We here at All Fired Up in the Big Smoke spend much of our time expressing disappointment in the conduct of our local representatives at City Hall. So it behooves us then to take a moment and acknowledge when they exhibit exemplary behaviour. (Frankly, they do so at a much higher rate than they are ever given credit for.)

At the outset, Paul Ainslie never struck me as a particularly outstanding councillor. Early on in this term, he seemed to be just another right wing lap dog for Mayor Ford, obediently doing the mayor’s bidding and voting along party lines. thumbsup1That started to change for me when he stood up, outraged as the TPL board chair, to respond to then budget chief Mike Del Grande’s dim view of all the non-English language books and videos in the library’s catalogue.

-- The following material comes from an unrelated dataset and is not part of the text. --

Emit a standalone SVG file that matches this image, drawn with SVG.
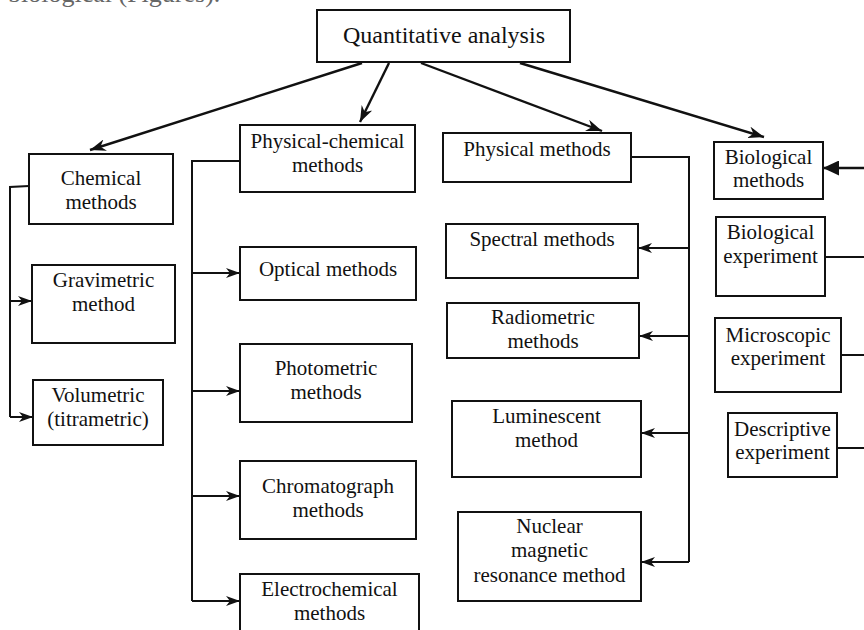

His drift toward independence has continued and, while still too right leaning for my particular tastes, he has come to represent a moderate voice on council. Maybe he always was and it got lost in the ideological thunder that rolled over City Hall in the fall of 2010. He deserves a lot of credit for rising above the partisan tumult and delivering on what could be a real game-changer in terms of local politics.

Not immediately. But soonish. That’s the reality for activists and the politicians responsive to them. We owe both a huge hug of gratitude.